Manufacturers that have successfully adopted DX strategies are simply more efficient than their competition. That efficiency may be generated by greater worker productivity, asset uptime, or better cross-organizational collaboration, or a myriad of other digital transformation opportunities. Ultimately, regardless of how efficiency is gained, it can be leveraged to increase revenue and/or reduce costs. These improved business level metrics in turn allow companies to be more agile in their markets, deliver better results to their customers, and garner more positive attention from investors.

For manufacturers looking to develop or to mature their digital transformation strategy, PTC has a simple yet effective three-part framework for delivering successful outcomes.

Achieving Transformation with Impact, Speed, and Scale

The first step is to remember that, regardless of the many different challenges you may face and the many different solutions on the market, there are fundamentally four objectives for manufacturers that haven't changed - maximize revenue, reduce cost, improve quality, and increase flexibility. With those objectives firmly in mind, repeat after me: Impact, speed, scale. These are the three key success factors for delivering transformational outcomes and must be tied to at least one of the objectives. Here's how:

Impact - Focus your resources on the most important constraints to drive P&L. Based on the dynamics of your industry and strategic roadmap, determine which of the fundamental goals - revenue, cost, quality, or flexibility, are most important to improve upon. Identify opportunities that are most likely to impact these goals in order of their criticality to your business.

Speed - With impactful opportunities identified, your attention should turn to speed and scale. Concerning speed, quick wins can make or break a good initiative by building positive momentum early on. A quick win will generate team buy-in and can be leveraged for greater executive support.

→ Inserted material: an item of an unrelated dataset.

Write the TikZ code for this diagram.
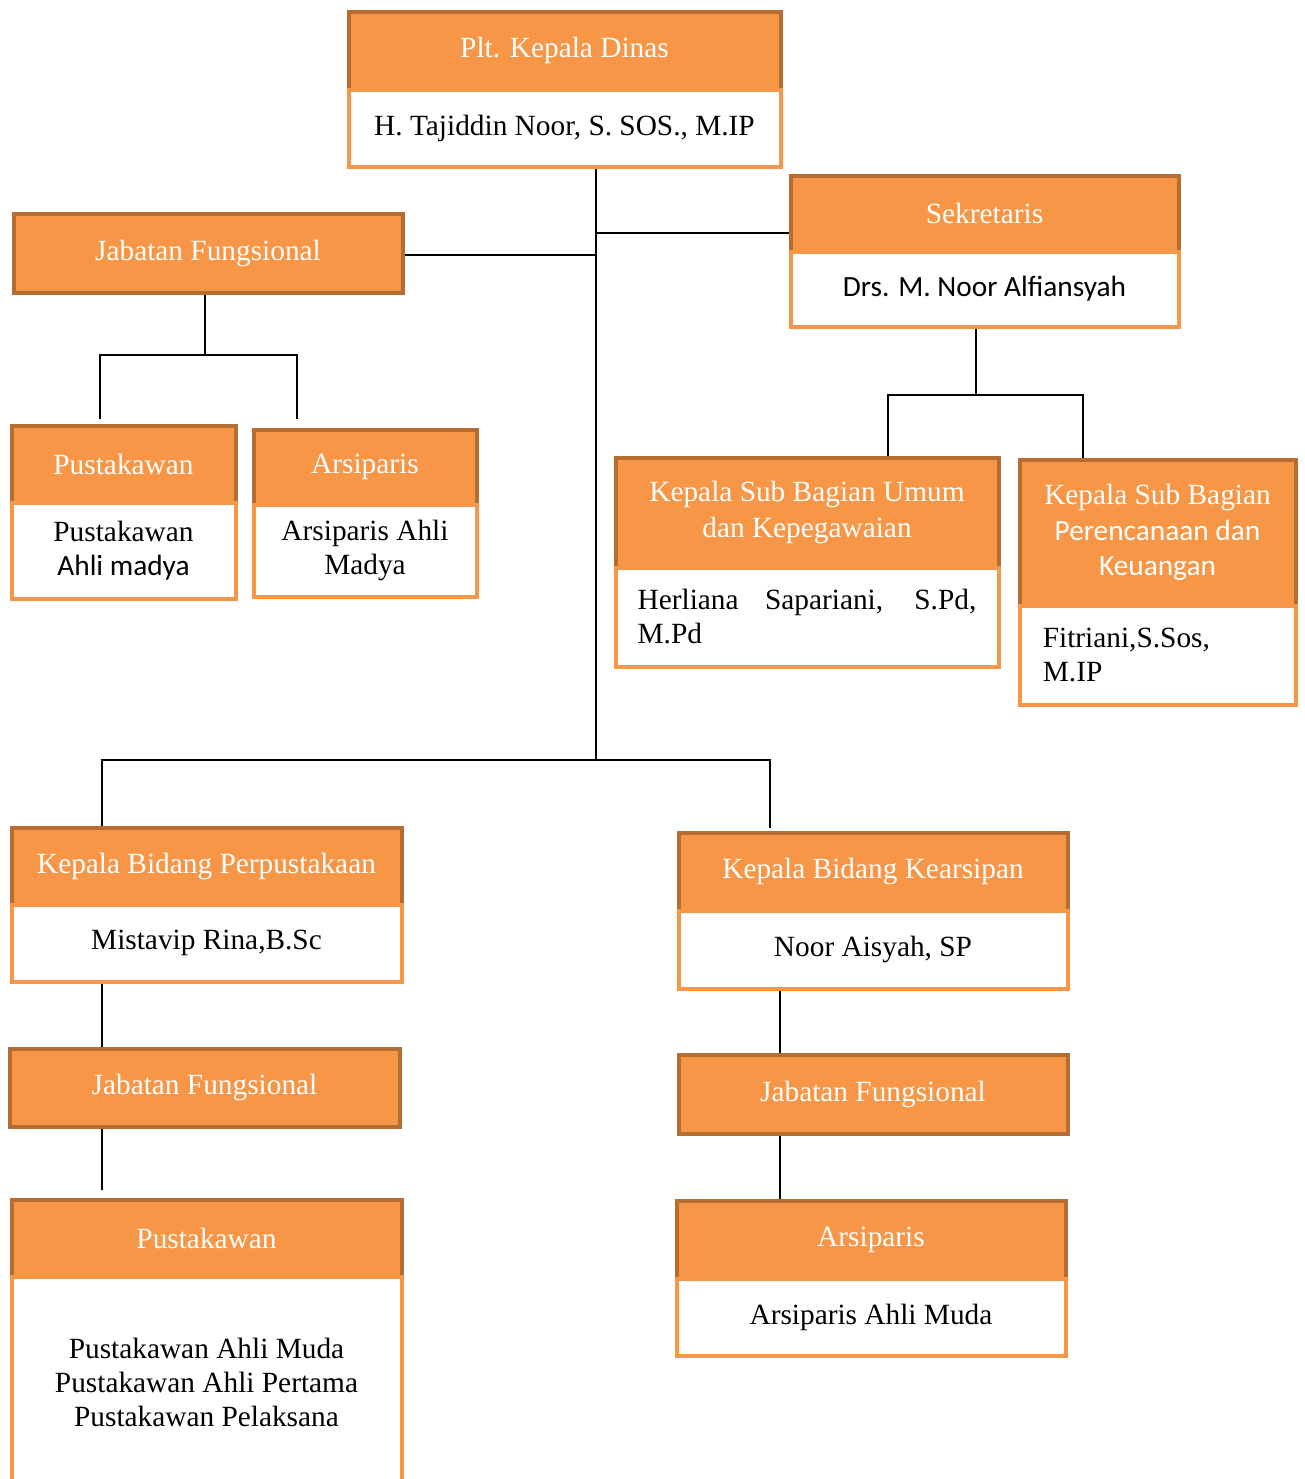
\documentclass[tikz,border=0pt]{standalone}
\usepackage{fontspec}
\setmainfont{Liberation Serif}
\newfontfamily\calibrifont{Carlito}
\usetikzlibrary{positioning}

\definecolor{hdrfill}{RGB}{247,150,70}
\definecolor{hdrline}{RGB}{182,109,49}

\tikzset{every picture/.style={line width=0.75pt}}
\tikzset{
  wh/.style 2 args={minimum width={(#1-1)*0.75pt}, minimum height={(#2-1)*0.75pt}},
  hdr/.style={draw=hdrline, fill=hdrfill, line width=3pt, text=white, align=center, inner sep=0pt, font=\fontsize{22}{26.5}\selectfont},
  body/.style={draw=hdrfill, fill=white, line width=3pt, text=black, align=center, inner sep=0pt, font=\fontsize{22}{25.5}\selectfont},
  link/.style={draw=black, line width=1.2pt}
}

\begin{document}
\begin{tikzpicture}[x=0.75pt,y=0.75pt,yscale=-1,xscale=1]
\useasboundingbox (0,0) rectangle (1304,1479);

% Plt. Kepala Dinas
\node [hdr, wh={433}{79}] (kadis) at (564.5,50.5) {Plt. Kepala Dinas};
\node [body, wh={433}{78}, below=-3pt of kadis] (kadisn) {H. Tajiddin Noor, S. SOS., M.IP};

% Sekretaris
\node [hdr, wh={389}{77}] (sek) at (984.5,213.5) {Sekretaris};
\node [body, wh={389}{76}, below=-3pt of sek] (sekn) {\calibrifont Drs. M. Noor Alfiansyah};

% Jabatan Fungsional (atas)
\node [hdr, wh={390}{80}] (jf1) at (208,253) {Jabatan Fungsional};

% Pustakawan / Arsiparis (atas)
\node [hdr, wh={225}{78}] (pusA) at (123.5,464) {Pustakawan};
\node [body, wh={225}{97}, below=-3pt of pusA] (pusAn) {Pustakawan\\{\calibrifont Ahli madya}};
\node [hdr, wh={224}{76}] (arsA) at (365,467) {Arsiparis};
\node [body, wh={224}{93}, below=-3pt of arsA] (arsAn) {Arsiparis Ahli\\Madya};

% Kepala Sub Bagian
\node [hdr, wh={384}{111}] (subU) at (807,512.5) {Kepala Sub Bagian Umum\\dan Kepegawaian};
\node [body, wh={384}{100}, below=-3pt of subU] (subUn) {\parbox{254pt}{Herliana Sapariani, S.Pd,\linebreak M.Pd}};
\node [hdr, wh={277}{147}] (subP) at (1157.5,532.5) {Kepala Sub Bagian\\{\calibrifont Perencanaan dan}\\{\calibrifont Keuangan}};
\node [body, wh={277}{100}, below=-3pt of subP] (subPn) {\parbox{172pt}{Fitriani,S.Sos,\\M.IP}};

% Kepala Bidang
\node [hdr, wh={391}{78}] (kbP) at (206.5,866) {Kepala Bidang Perpustakaan};
\node [body, wh={391}{78}, below=-3pt of kbP] (kbPn) {Mistavip Rina,B.Sc};
\node [hdr, wh={390}{79}] (kbA) at (873,871.5) {Kepala Bidang Kearsipan};
\node [body, wh={390}{79}, below=-3pt of kbA] (kbAn) {Noor Aisyah, SP};

% Jabatan Fungsional (bawah)
\node [hdr, wh={391}{79}] (jf2) at (204.5,1087.5) {Jabatan Fungsional};
\node [hdr, wh={390}{80}] (jf3) at (873,1094) {Jabatan Fungsional};

% Pustakawan / Arsiparis (bawah)
\node [hdr, wh={391}{78}] (pusB) at (206.5,1238) {Pustakawan};
\node [body, wh={391}{212}, below=-3pt of pusB] (pusBn) {Pustakawan Ahli Muda\\Pustakawan Ahli Pertama\\Pustakawan Pelaksana};
\node [hdr, wh={390}{79}] (arsB) at (871,1239.5) {Arsiparis};
\node [body, wh={390}{78}, below=-3pt of arsB] (arsBn) {Arsiparis Ahli Muda};

% junctions
\coordinate (tA) at (596,233);
\coordinate (tB) at (596,255);
\coordinate (tC) at (596,760);
\coordinate (jfK) at (205,355);
\coordinate (jfL) at (100,419);
\coordinate (jfR) at (297,419);
\coordinate (sekK) at (976,395);
\coordinate (sUx) at (888,395);
\coordinate (sPx) at (1083,395);
\coordinate (bL) at (102,760);
\coordinate (bR) at (770,760);
\coordinate (rX) at (780,0);

% Connectors
\draw [link] (kadisn.south -| tC) -- (tC);
\draw [link] (tA) -- (tA -| sek.west);
\draw [link] (tB) -- (tB -| jf1.east);
\draw [link] (jf1.south -| jfK) -- (jfK);
\draw [link] (jfL) |- (jfK) -| (jfR);
\draw [link] (sekn.south -| sekK) -- (sekK);
\draw [link] (subU.north -| sUx) |- (sekK) -| (subP.north -| sPx);
\draw [link] (kbP.north -| bL) -- (bL) -- (bR) -- ([yshift=-2.25pt]bR |- kbA.north);
\draw [link] (kbPn.south -| bL) -- (jf2.north -| bL);
\draw [link] (jf2.south -| bL) -- ([yshift=-6pt]pusB.north -| bL);
\draw [link] (kbAn.south -| rX) -- (jf3.north -| rX);
\draw [link] (jf3.south -| rX) -- (arsB.north -| rX);

\end{tikzpicture}
\end{document}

This rapid time to initial value is best achieved with proven off-the-shelf solutions.

Scale - Although the final part of this trifecta, scalability must be considered early on. No initiative should take place that doesn't have a comprehensive and actionable scaling plan. If a project is slow to scale it is more likely to lose support and die on the vine. If it cannot scale, then it is by definition not delivering transformational value. The most reliable way to build a scalable plan is to model it after approaches that have already proven to be successful. The key here is finding repeatable use cases, that check off the high impact requirement, and can be deployed with off-the-shelf solutions. It's all coming together.

Final Thoughts

A recent PTC survey found that there is a stark difference between the companies that succeed in digital transformation and those that do not. Companies that meet ROI goals expectations, beat them by an average of 50 percent; those that fail, miss expectations by an average of 30%.

This insight underscores the requirement for not just digital transformation, but strategic digital transformation for manufacturing organizations. Our Impact, Speed, and Value framework helps guide your digital transformation efforts, allowing your organization to create a foundation on which to build digital transformation success.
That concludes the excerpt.